Some limitations of our study must be pointed out. First, the relatively limited number of patients included in our series. It is well known that a huge amount of data is essential to build robust machine learning classifiers [23,24,25,26]; thus, larger studies may prove even higher diagnostic performance of AI-based predicting models in failed THA. It should be noted that collecting preoperative pelvis MRI in patients with failed THA eligible for revision surgery is not so easy. Then, we cannot exclude that our evaluation could have been affected by susceptibility artifacts, despite the use of metal artifact reduction sequences, particularly concerning some imaging features of the periprosthetic bone (bone edema, bone destruction, fibrous membrane), that may be missed or wrongly seen. New technologies included in the most recent MRI scanners reduce the risk of misinterpretation of images and may allow improving the diagnostic performance of both radiologists and AI-based supportive classifiers. Last, we did not include in our analysis the evaluation of locoregional lymphadenopathies that some authors have recently reported as potential imaging biomarkers of infected THA, even with higher diagnostic performance reported by conventional MRI features [8, 27].
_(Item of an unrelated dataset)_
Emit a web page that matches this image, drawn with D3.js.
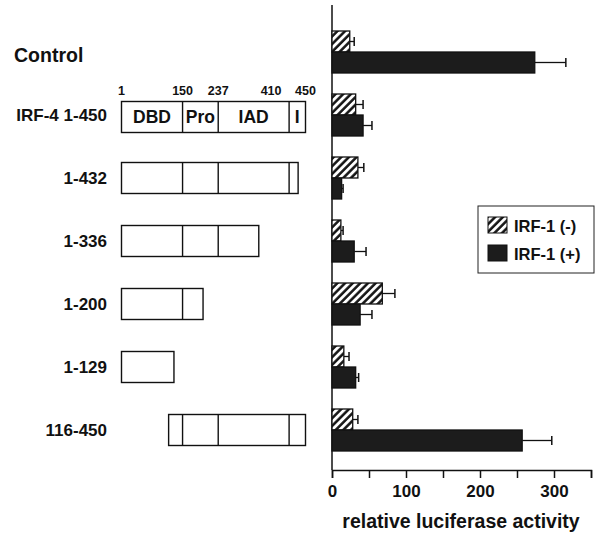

In conclusion, AI using SVM classifier showed promising results in predicting THA infection based on MRI features assessed preoperatively. This model might represent an adjunctive tool to support radiologists in identifying THA infection and could form the basis for further trials in this little explored field. Future studies are warranted to build AI-based models that combine imaging, clinical, and laboratory data to improve the accuracy of preoperative evaluation of patients undergoing revision surgery for failed arthroplasty.